If there’s one thing that unifies us as university students, it’s the collective and often unprofessed thought that textbooks are too expensive and, sometimes, useless. Frequently, professors will assign a textbook for a course that only ends up being used twice all semester. It’s insulting to think that students are expected to have hundreds of dollars laying around when tuition is already upwards of seven thousand dollars — more than triple that if you’re an international student. 

Universities are already riddled with institutional barriers given their entry price — textbooks only exacerbate this issue. The worst part of this textbook problem is when professors assign a textbook written by themselves or a “trusted colleague” in their department, which we know is just a euphemism for the word “friend.” 

Now in my third year, I can say confidently that I do not believe I will buy another textbook for the remainder of my university life — at other times, I’m not so sure. It gets stressful worrying about whether opting out of buying a textbook will come back to bite me later on. I call this worry “the textbook dilemma.” To buy or not to buy?

I remember vividly spending $120 on the most obscure French textbook (disclaimer: the rest of the class was great) that easily could have been passed on to another student.
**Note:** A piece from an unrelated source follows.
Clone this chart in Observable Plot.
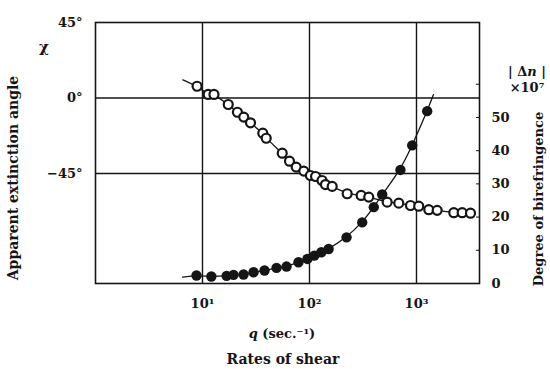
<!DOCTYPE html>
<html><head><meta charset="utf-8">
<script src="https://cdn.jsdelivr.net/npm/d3@7"></script>
<script src="https://cdn.jsdelivr.net/npm/@observablehq/plot@0.6"></script>
<style>
body{margin:0;background:#fff}
#chart svg{display:block}
</style>
</head><body><div id="chart"></div>
<script>
// Apparent extinction angle (open circles), degrees, vs rate of shear q (sec^-1)
const openQ = [8.9, 11.3, 12.8, 17.4, 21.2, 24.3, 28.1, 36.6, 39.4, 55.6, 65.0, 75.1, 88.5, 102, 114, 131, 141, 163, 225, 304, 358, 532, 683, 879, 1050, 1303, 1561, 2232, 2674, 3198];
const openAngle = [7.0, 2.1, 2.1, -3.9, -8.5, -11.4, -14.8, -21.0, -24.0, -32.9, -37.7, -41.2, -43.6, -46.2, -46.8, -49.2, -51.6, -52.7, -57.1, -58.1, -59.1, -62.1, -62.7, -64.1, -64.5, -66.6, -67.0, -68.4, -68.4, -68.7];
// Degree of birefringence |Δn|×10^7 (filled circles)
const filledQ = [8.79, 12.1, 16.8, 19.5, 24.2, 30.0, 38.0, 49.2, 61.0, 78.9, 95.7, 111, 129, 151, 222, 311, 399, 478, 708, 912, 1259];
const filledBiref = [2.4, 2.1, 2.3, 2.6, 2.7, 3.4, 3.9, 4.7, 5.1, 6.4, 7.4, 8.4, 9.4, 10.4, 13.9, 18.4, 23.0, 26.8, 34.2, 41.6, 51.9];
// fitted curve extensions beyond the data
const openCurveStartQ = [6.55];
const openCurveStartAngle = [10.8];
const filledCurveStartQ = [6.5];
const filledCurveStartBiref = [1.9];
const filledCurveEndQ = [1442];
const filledCurveEndBiref = [56.9];

// axes
const xDomain = [1, 3881];
const angleDomain = [-110.6, 45];
const birefDomain = [0, 78.6];
const xTicks = [10, 100, 1000];
const xTickLabels = ["10¹", "10²", "10³"];
const angleTicks = [45, 0, -45];
const angleTickLabels = ["45°", "0°", "−45°"];
const angleGrid = [0, -45];
const birefTicks = [0, 10, 20, 30, 40, 50];
const birefTickMarks = [0, 10, 20, 30, 40, 50, 60];

const toAngle = v => angleDomain[0] + (v - birefDomain[0]) * (angleDomain[1] - angleDomain[0]) / (birefDomain[1] - birefDomain[0]);
const fromAngle = a => birefDomain[0] + (a - angleDomain[0]) * (birefDomain[1] - birefDomain[0]) / (angleDomain[1] - angleDomain[0]);

const openData = openQ.map((q, i) => ({q, a: openAngle[i]}));
const openLine = openCurveStartQ.map((q, i) => ({q, a: openCurveStartAngle[i]})).concat(openData);
const filledData = filledQ.map((q, i) => ({q, a: toAngle(filledBiref[i])}));
const filledLine = filledCurveStartQ.map((q, i) => ({q, a: toAngle(filledCurveStartBiref[i])}))
  .concat(filledData)
  .concat(filledCurveEndQ.map((q, i) => ({q, a: toAngle(filledCurveEndBiref[i])})));

const ink = "#151515";
const font = "DejaVu Serif";

const plot = Plot.plot({
  width: 550, height: 369,
  marginLeft: 95, marginRight: 71, marginTop: 22, marginBottom: 86,
  style: {fontFamily: font, fontSize: "13px", fontWeight: "bold", color: ink, background: "#fff"},
  x: {type: "log", domain: xDomain},
  y: {domain: angleDomain},
  marks: [
    Plot.ruleX(xTicks, {stroke: ink, strokeWidth: 1.4}),
    Plot.ruleY(angleGrid, {stroke: ink, strokeWidth: 1.4}),
    Plot.frame({stroke: ink, strokeWidth: 1.6}),
    Plot.axisX(xTicks, {tickSize: 0, tickPadding: 15, tickFormat: (d) => xTickLabels[xTicks.indexOf(d)], label: null, fontSize: 13}),
    Plot.axisY(angleTicks, {anchor: "left", tickSize: 0, tickPadding: 13, tickFormat: (d) => angleTickLabels[angleTicks.indexOf(d)], label: null, fontSize: 13}),
    Plot.axisY(birefTickMarks.map(toAngle), {anchor: "right", tickSize: 4, dx: -4, fill: "none", stroke: ink, label: null}),
    Plot.axisY(birefTicks.map(toAngle), {anchor: "right", tickSize: 0, tickPadding: 12, tickFormat: a => String(Math.round(fromAngle(a))), label: null, fontSize: 13}),
    Plot.line(openLine, {x: "q", y: "a", curve: "basis", stroke: ink, strokeWidth: 1.3}),
    Plot.line(filledLine, {x: "q", y: "a", curve: "basis", stroke: ink, strokeWidth: 1.3}),
    Plot.dot(openData, {x: "q", y: "a", r: 4.5, fill: "#fff", stroke: ink, strokeWidth: 2.2}),
    Plot.dot(filledData, {x: "q", y: "a", r: 5.2, fill: ink, stroke: "none"})
  ]
});

const svg = d3.select(plot);
function addText(x, y, parts, opts = {}) {
  const t = svg.append("text")
    .attr("x", x).attr("y", y)
    .attr("text-anchor", opts.anchor || "middle")
    .attr("font-family", font)
    .attr("font-weight", opts.weight || "bold")
    .attr("font-size", opts.size || 14)
    .attr("fill", ink);
  if (opts.rotate) t.attr("transform", `rotate(${opts.rotate},${x},${y})`);
  for (const p of parts) {
    const s = t.append("tspan").text(p.t);
    if (p.italic) s.attr("font-style", "italic");
  }
  return t;
}
addText(18, 178, [{t: "Apparent extinction angle"}], {rotate: -90, size: 14});
addText(543, 199, [{t: "Degree of birefringence"}], {rotate: -90, size: 13});
addText(44, 52, [{t: "χ"}], {size: 15});
addText(527, 76, [{t: "| Δ"}, {t: "n", italic: true}, {t: " |"}], {size: 13});
addText(527, 92, [{t: "×10⁷"}], {size: 13});
addText(282, 338, [{t: "q", italic: true}, {t: " (sec.⁻¹)"}], {size: 13});
addText(283, 364, [{t: "Rates of shear"}], {size: 14});

document.getElementById("chart").appendChild(plot);
</script>
</body></html>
I made sure to keep the textbook in pristine condition and not use the online access code it came with, in order to ensure that when second semester finally rolled around, it would be a lucrative buy in the second-hand textbook market. What rubbed salt on the wound was not finding a single buyer for it — I kissed that $120 goodbye, and didn’t even get the benefit of the book’s online content. 

Slowly, I’ve learned to call the bluff of professors who insist that “the textbook is a compulsory reading.” An extra couple hundred dollars each semester comes in handy for the necessities of life, which must be taken into consideration when constructing and sharing a course syllabus. The times of freely-loaned high school textbooks seem like a fever dream nowadays. In my elementary and secondary school life, there was never a focus on the extra funds needed for books — which helped out immensely. I went to school at ease knowing there was nothing in terms of content that I was missing out on. My parents had peace of mind knowing the same. 

The choice between financial stability and education shouldn’t be a problem that exists in Canada if our goal is to foster an equitable society for all people. Equitable opportunity begins in our youth and in the institutions that shape them, such as our universities. Doing away with the exorbitant price of textbooks is a start toward achieving this not-so-noble goal.